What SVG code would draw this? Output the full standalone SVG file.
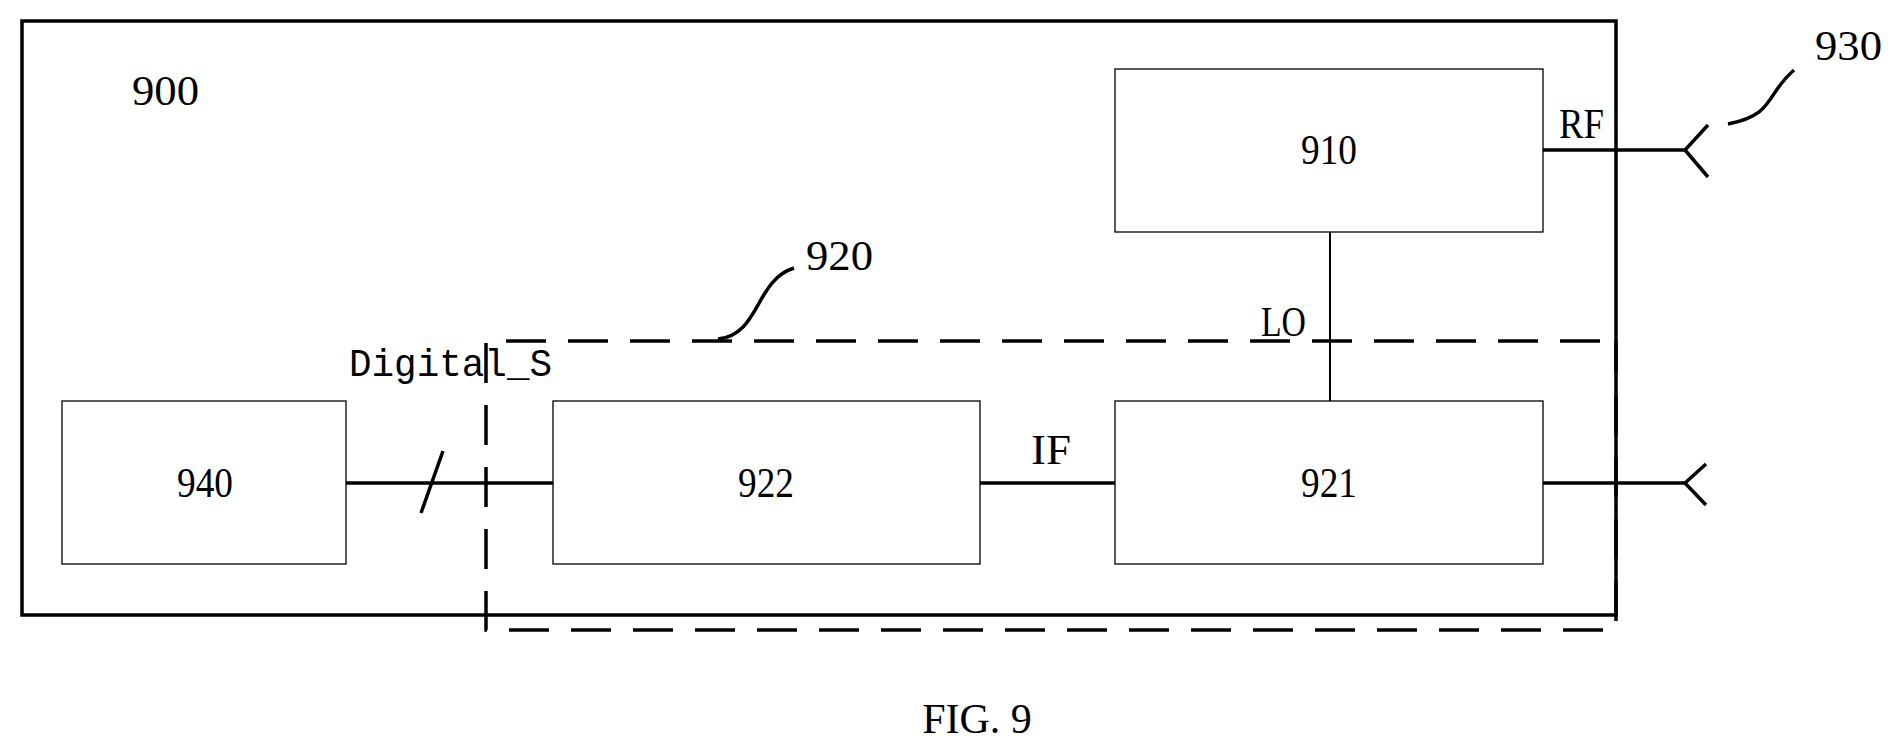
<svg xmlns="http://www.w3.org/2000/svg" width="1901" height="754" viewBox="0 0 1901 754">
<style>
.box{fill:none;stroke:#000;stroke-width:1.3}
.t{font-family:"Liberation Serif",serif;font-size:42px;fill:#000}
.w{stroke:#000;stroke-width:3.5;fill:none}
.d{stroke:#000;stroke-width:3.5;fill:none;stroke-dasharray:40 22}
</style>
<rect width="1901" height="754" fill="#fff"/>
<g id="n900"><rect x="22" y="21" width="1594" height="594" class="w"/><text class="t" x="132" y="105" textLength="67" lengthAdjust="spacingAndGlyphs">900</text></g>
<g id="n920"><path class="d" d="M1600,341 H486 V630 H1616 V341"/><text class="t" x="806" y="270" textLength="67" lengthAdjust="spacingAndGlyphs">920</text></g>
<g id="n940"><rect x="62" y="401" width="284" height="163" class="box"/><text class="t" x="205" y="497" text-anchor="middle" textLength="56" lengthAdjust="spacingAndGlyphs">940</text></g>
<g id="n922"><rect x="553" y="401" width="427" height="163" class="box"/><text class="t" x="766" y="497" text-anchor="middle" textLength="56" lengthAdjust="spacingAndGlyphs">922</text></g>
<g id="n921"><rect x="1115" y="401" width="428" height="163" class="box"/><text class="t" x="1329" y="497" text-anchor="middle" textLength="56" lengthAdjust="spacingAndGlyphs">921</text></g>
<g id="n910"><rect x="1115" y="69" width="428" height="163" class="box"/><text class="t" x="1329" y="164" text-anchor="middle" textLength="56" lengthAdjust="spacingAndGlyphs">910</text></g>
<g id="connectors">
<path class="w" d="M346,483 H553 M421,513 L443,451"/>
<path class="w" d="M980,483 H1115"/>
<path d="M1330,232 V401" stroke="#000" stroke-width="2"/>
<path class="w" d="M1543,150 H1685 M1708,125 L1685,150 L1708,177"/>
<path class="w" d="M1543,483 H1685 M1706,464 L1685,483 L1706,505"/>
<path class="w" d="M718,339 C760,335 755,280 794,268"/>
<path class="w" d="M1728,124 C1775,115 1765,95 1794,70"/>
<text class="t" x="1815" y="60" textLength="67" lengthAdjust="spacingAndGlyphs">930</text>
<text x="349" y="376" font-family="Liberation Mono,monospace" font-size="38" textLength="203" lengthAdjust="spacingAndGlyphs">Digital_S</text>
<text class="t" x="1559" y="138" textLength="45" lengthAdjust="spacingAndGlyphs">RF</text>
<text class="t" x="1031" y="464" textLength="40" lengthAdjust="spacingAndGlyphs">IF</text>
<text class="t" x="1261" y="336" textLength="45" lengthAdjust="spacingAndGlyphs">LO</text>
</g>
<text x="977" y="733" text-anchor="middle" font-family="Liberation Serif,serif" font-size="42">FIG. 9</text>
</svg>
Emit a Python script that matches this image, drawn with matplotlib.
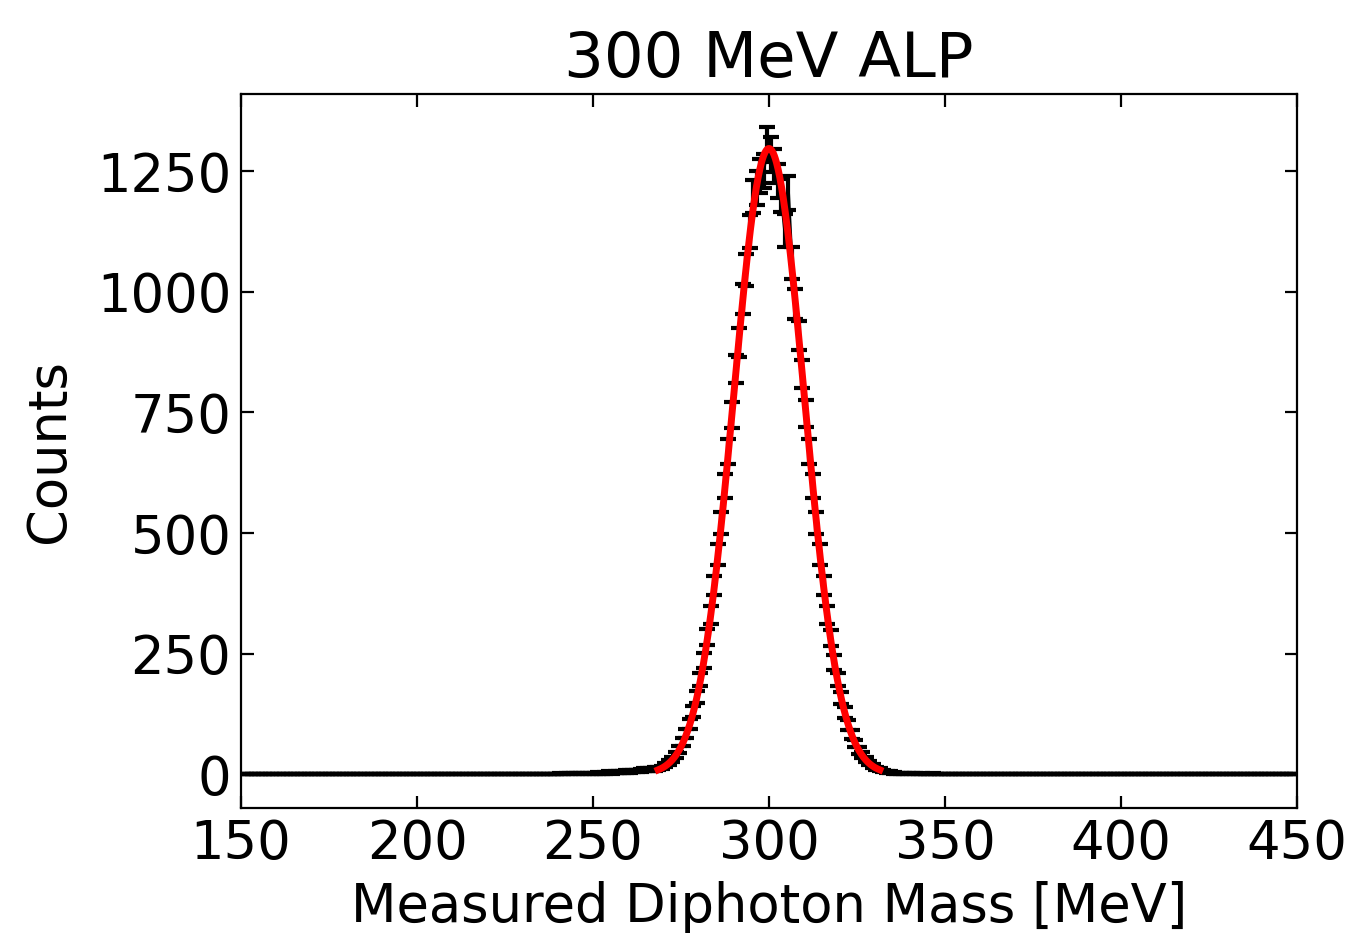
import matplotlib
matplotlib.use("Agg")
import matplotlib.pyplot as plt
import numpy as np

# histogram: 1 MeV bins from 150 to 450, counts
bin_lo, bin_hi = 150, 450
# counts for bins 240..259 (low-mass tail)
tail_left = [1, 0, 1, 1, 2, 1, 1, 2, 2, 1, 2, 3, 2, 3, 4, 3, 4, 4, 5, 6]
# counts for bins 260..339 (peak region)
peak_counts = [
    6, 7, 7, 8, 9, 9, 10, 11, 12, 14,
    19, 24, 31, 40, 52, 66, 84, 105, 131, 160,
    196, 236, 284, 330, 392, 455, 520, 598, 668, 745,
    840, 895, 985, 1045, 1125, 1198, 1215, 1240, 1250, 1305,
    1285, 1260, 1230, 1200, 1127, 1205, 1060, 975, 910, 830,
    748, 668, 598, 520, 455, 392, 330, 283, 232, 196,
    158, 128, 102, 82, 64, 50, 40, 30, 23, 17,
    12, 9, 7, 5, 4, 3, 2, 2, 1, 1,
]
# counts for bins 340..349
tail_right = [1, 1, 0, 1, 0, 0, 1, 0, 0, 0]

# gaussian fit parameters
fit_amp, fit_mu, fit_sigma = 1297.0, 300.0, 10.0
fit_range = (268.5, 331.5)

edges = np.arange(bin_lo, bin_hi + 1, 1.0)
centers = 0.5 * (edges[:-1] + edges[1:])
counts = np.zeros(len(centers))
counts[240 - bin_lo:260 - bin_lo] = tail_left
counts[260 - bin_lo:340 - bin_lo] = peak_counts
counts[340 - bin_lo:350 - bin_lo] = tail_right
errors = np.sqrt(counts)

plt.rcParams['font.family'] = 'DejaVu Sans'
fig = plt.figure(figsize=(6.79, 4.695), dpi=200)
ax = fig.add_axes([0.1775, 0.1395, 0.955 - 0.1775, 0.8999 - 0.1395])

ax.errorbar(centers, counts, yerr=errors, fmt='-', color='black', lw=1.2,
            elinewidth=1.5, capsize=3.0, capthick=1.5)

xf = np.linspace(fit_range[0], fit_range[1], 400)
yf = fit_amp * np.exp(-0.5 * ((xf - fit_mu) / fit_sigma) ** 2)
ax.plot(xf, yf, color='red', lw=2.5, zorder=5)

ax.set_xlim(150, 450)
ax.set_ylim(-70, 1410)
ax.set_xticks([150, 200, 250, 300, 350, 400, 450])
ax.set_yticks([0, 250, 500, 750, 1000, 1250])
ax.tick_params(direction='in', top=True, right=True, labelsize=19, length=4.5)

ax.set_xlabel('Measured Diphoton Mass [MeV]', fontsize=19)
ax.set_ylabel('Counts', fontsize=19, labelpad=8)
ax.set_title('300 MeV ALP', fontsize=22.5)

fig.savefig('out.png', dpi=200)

_ _ _

## Exercise aim
Reproduce each line of the material containing the word "this".

## Exercise solution
What SVG code would draw this? Output the full standalone SVG file.
Emit a Python script that matches this image, drawn with matplotlib.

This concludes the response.